Na filmiku udostępnionym na Facebooku przez jedną z mieszkanek Wilkowa widać, jaką siłę miał w sobotę żywioł.
Z danych przedstawianych przez wójta Złotoryi wynika, że w Wilkowie spadło 60 litrów wody na 1 m kw. w ciągu 10 minut, w Prusicach – 55. – W ciągu miesiąca nie ma tak dużych opadów co przez ten krótki czas – podkreśla Jan Tymczyszyn, który od sobotniego wieczora jeździ po gminie i sprawdza, co zniszczył żywioł. – Mamy kilka budynków podtopionych, 3 zalane mieszkania. Składamy dziś wniosek do urzędu wojewódzkiego o pomoc finansową dla tych mieszkańców. W Wilkowie woda spływająca z pól do Drążnicy wymyła gruntowe drogi dojazdowe, przepłynęła przez kilka posesji i uszkodziła uprawy. Na niektórych podjazdach zabrała nawet kostkę brukową. Zamulone są rowy melioracyjne i przepusty. Straty nie są może na jakąś dużą skalę, ale uciążliwe dla ludzi. Zamówiliśmy już tłuczeń bazaltowy i będziemy naprawiać dojazdy do pól. Sobotnia ulewa pokazała niestety, że urządzenia odprowadzające wodę nie są na naszym terenie w zbyt dobrym stanie. W najbliższym czasie musimy się za nie wziąć – dodaje wójt.
Strażacy tylko do zalań i podtopień wyjeżdżali 22 razy. Łącznie w sobotę i niedzielę przy wszystkich akcjach związanych z nawałnicą interweniowały 54 samochody ratownicze i 219 strażaków. Na terenie gminy wiejskiej Złotoryi tamtejsze jednostki OSP nie nadążały z interwencjami, więc wspomagali je druhowie ze Świerzawy, Sokołowca i Zagrodna, a także Jednostka Poszukiwawczo-Ratownicza.

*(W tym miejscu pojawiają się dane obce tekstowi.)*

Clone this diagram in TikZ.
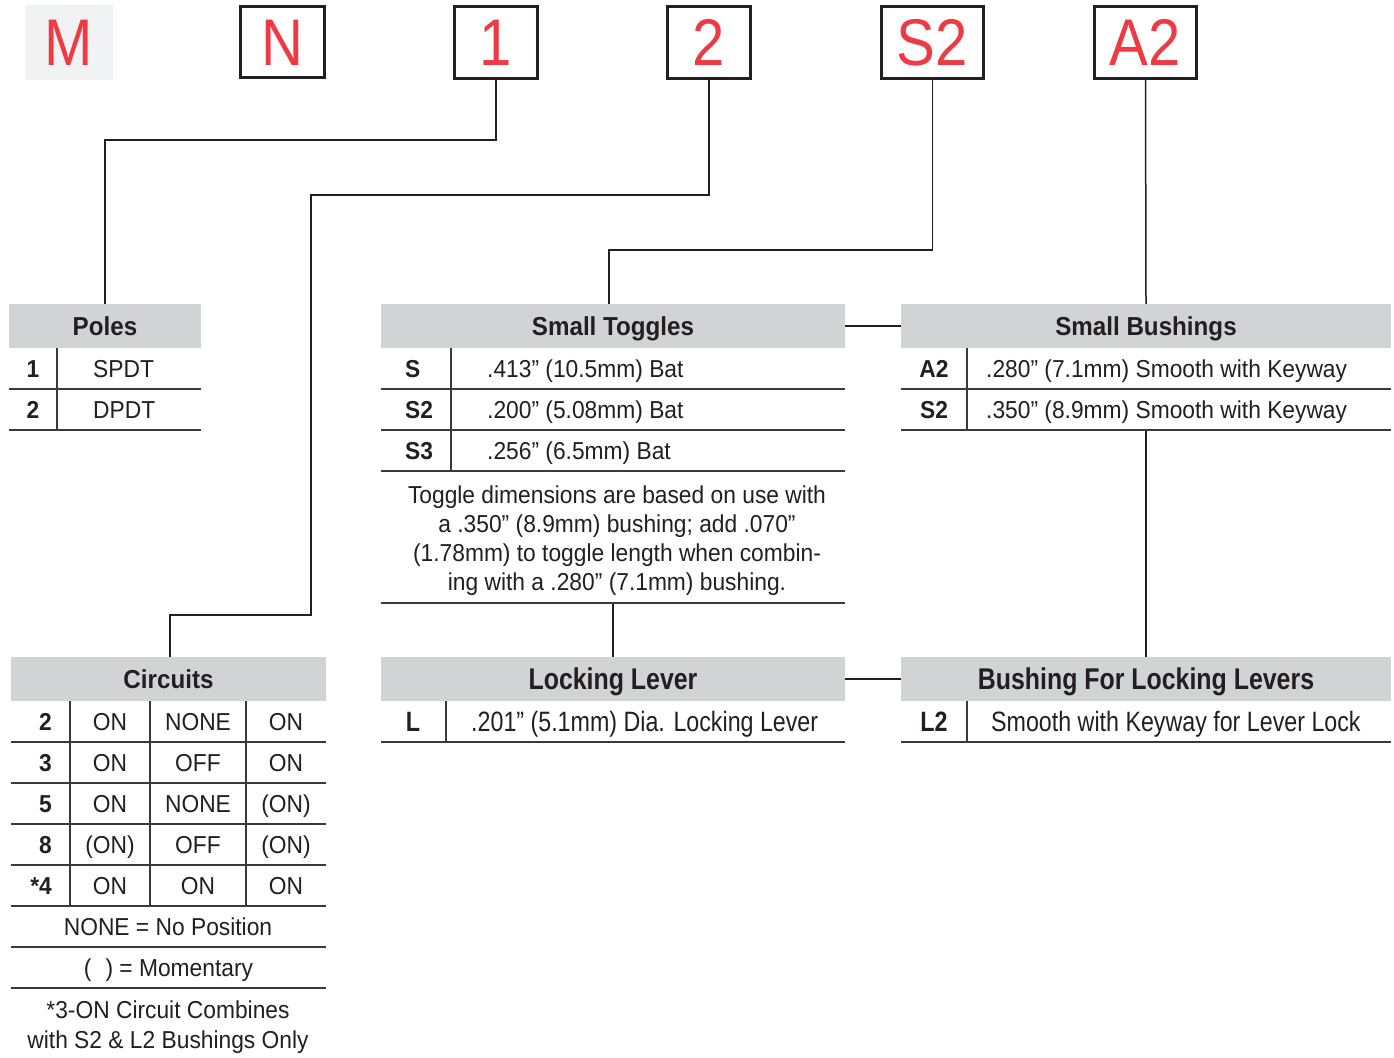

Skutki nawałnicy jeszcze przez kilka dni strażacy będą usuwać. – Odbieramy telefony od mieszkańców, którym żywioł zanieczyścił studnie używane w celach gospodarczych, pytają, kiedy będziemy pompować wodę. Zajmą się tym jednostki OSP – dodaje komendant Herbut.